3. Pressure-Energized Seats: Many designs incorporate self-energizing seat features.

   • Upstream Pressure Assistance: High pressure from the upstream side acts behind the seat ring, pushing it radially inwards against the gate and axially against a seat pocket shoulder in the body. This pressure-induced force significantly enhances the sealing force on the primary seal.

4. Body/Bonnet Joint Sealing: The integrity of the pressure-containing envelope relies on the body-to-bonnet connection.

   • Robust Flange Design: API 6A valves utilize flanged or ring-type joint (RTJ) connections with heavy bolts.
   • Metal Ring Gaskets: API 6BX or 6B ring gaskets (metal-to-metal seals) are standard for these connections. These gaskets are designed to deform plastically when bolted, filling surface imperfections and creating a pressure-tight seal rated for the valve's working pressure.

5. Material Selection & Hardness: API 6A dictates strict material requirements based on Pressure Rating (PR), Pressure Temperature Rating (PTR), and Performance Specification Level (PSL).

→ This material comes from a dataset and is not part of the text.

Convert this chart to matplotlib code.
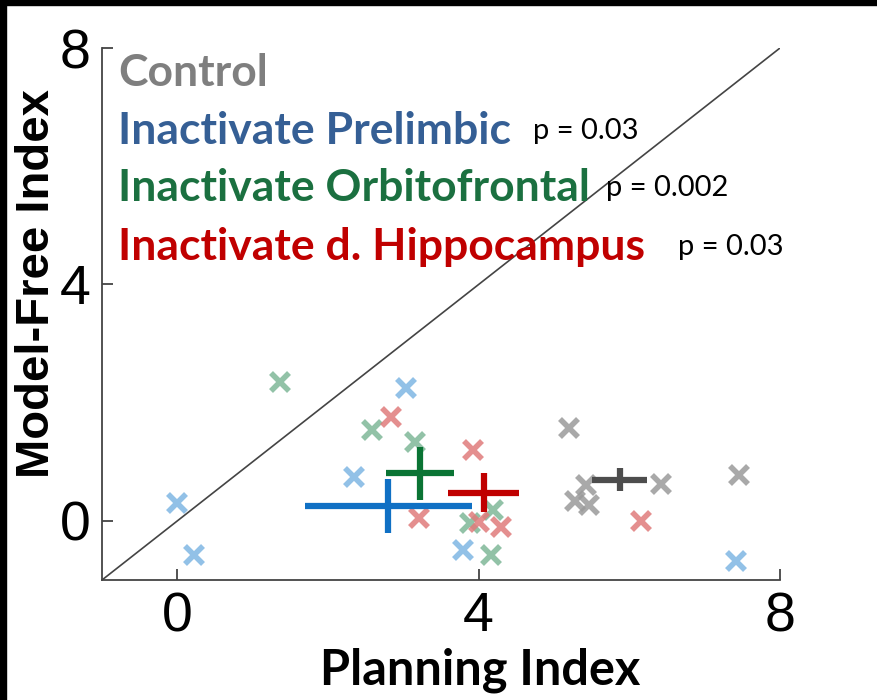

   • Abrasion Resistance: Sealing surfaces are often surfaced with hard, wear-resistant alloys (like Stellite or Inconel) to withstand erosion from high-velocity flow and abrasive particles, preserving the seal geometry.
   • Corrosion Resistance: Materials selected for wetted parts must resist corrosion from produced fluids (H2S, CO2, brine) to prevent degradation of sealing surfaces.
   • Hardness Control: Specific hardness requirements for seats and gates are mandated to ensure one surface is harder than the other, promoting effective sealing without galling.

6. Rigorous Testing: Compliance with API 6A is paramount.

   • Factory Acceptance Testing: Every API 6A Gate Valve undergoes stringent pressure tests, including hydrostatic shell tests (body/bonnet joint) and seat closure tests at pressures exceeding the rated working pressure. Low maximum allowable leakage rates are strictly enforced for both tests, providing documented proof of sealing performance under simulated high-pressure conditions.

API 6A Gate Valves achieve reliable high-pressure sealing through a combination of fundamental engineering principles: precision metal-to-metal interfaces, pressure-energized designs, redundant sealing systems (especially on the stem), robust body joints, appropriate material selection with protective surface treatments, and adherence to rigorous manufacturing and testing standards. This multi-faceted approach, mandated and verified by the API 6A specification, ensures these critical valves can perform their isolation function safely and effectively in the most demanding wellbore pressure environments. Understanding these mechanisms aids operators in specifying, maintaining, and trusting these vital components for well control.